To see secluded spots like the Kuna village Playón Chico, forgo a group tour and ask for a private, less conspicuous visit. Densely packed with tiny huts (some sinking along the water’s edge) and filled with children, the village feels magical. Albinos comprise a high percentage of the local population (1 in 165). Kids play basketball, baseball, and soccer simultaneously on the same court; elders confer in large halls; and those in the middle gather with flutes on dirt streets to practice a dance involving hopping on one foot. Within this matriarchal society, women show off their status by wearing molas, patterned silk squares that are the centerpiece of their centuries-old style of everyday dress, as well as multiple strings of orange and green beads on their forearms and calves.

When To Go

Generally, December through April is the high season in Panama and these months are the driest and coolest. The rainy season (tourism officials call it the “green season”) is from June through November. In Boquete, the temperature is steady year round (highs in the mid-80s, lows in the mid-70s), but rains arrive in the green season as they do elsewhere.

Getting There & Around

Casco Viejo: Continental flies nonstop from Newark (flight time is about 5 hours and can cost as little as $350 depending on the time of year). Continental, Copa, American, and Delta fly direct from Atlanta, Houston, Los Angeles, and Miami. Tocumen International Airport is about 12 miles northeast of Panama City’s center, with a taxi ride there costing $25. Most hotels can arrange transfers.

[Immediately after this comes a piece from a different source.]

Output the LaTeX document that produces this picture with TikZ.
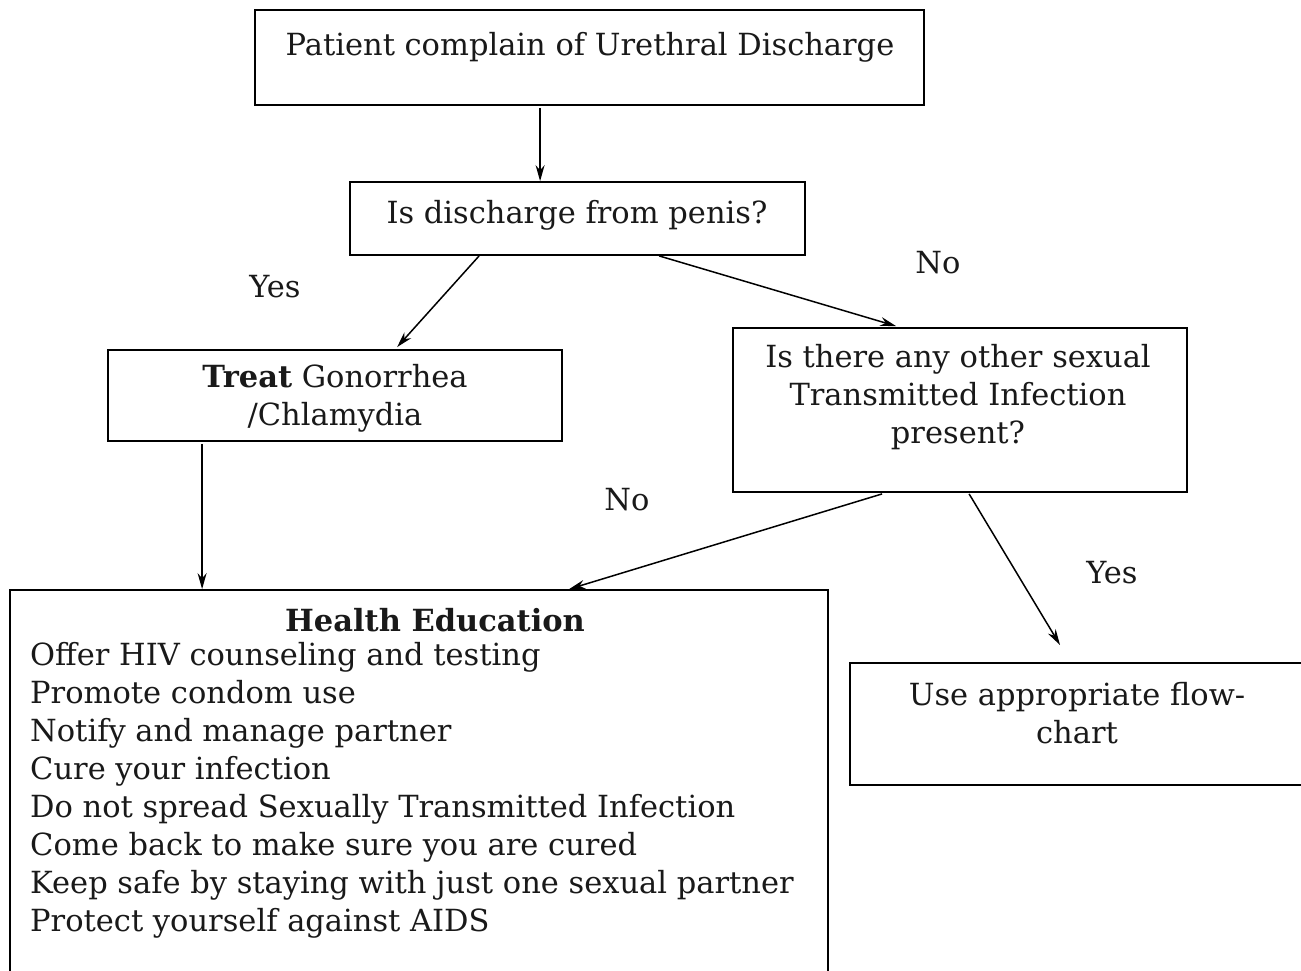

Boquete: Air Panama (www.flyairpanama.com) and Aeroperlas (www.aeroperlas.com) fly daily from Albrook airport (Panama City’s domestic airport) to David, a short drive from Boquete. Flights take about an hour. Local operator Panama Trails (www.panamatrails.com) will plan a stress-free itinerary, including car rentals and hotel stays (877-290-2454; www.info@panamatrails.com).

Bocas: Air Panama and Aeroperlas fly daily from Albrook airport to Bocas Town; flights take about 1 hour.